In the 1960s, there weren't really any standard computer architectures (such as the x86 architecture that most personal computers in the 1980s and 1990s shared). There also wasn't really a standard operating system and associated set of commands. In order to have these very different machines communicate with each other as well as simple terminals, a single type of machine with its own sets of rules for communicating was designed. These machines would communicate with each other in a single, standard way and would then be connected to the individual computers. The connections to the individual computers had to be customized for each machine at the time, but the standard protocol is what became the Internet Protocol (IP) that we still use an augmented form of today.

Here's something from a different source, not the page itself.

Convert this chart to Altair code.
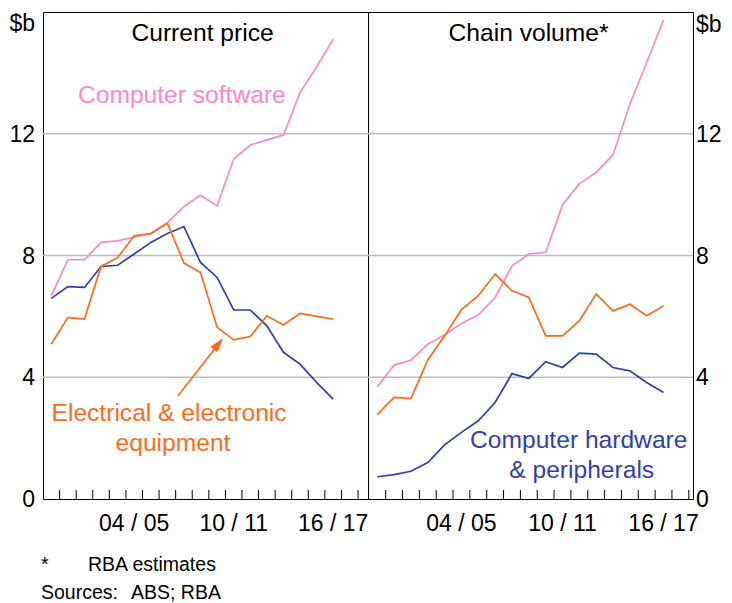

As the network grew, it went through several names which reflected in part who was funding it and/or what its purpose was. It began as the ARPAnet, funded by ARPA. In later years other networks were launched (CSnet, BITnet, UUCP) and also used the Internet Protocol. The National Science Foundation (NSF) created a national backbone (NSFnet) to which other academic networks could connect. This network of networks that used the Internet Protocols came to be known as the Internet. As private networks began to be built, also using the Internet Protocols, there were questions of whether or not they could establish connections with the NSF backbone since the NSFnet was intended for jumpstarting academic networks rather than for business purposes. Though never really enforced, in 1993 the academic/research restriction was removed thanks to the Boucher Bill. In 1995 the NSFnet initiative came to an end. The line between public and private networks is quite transparent today.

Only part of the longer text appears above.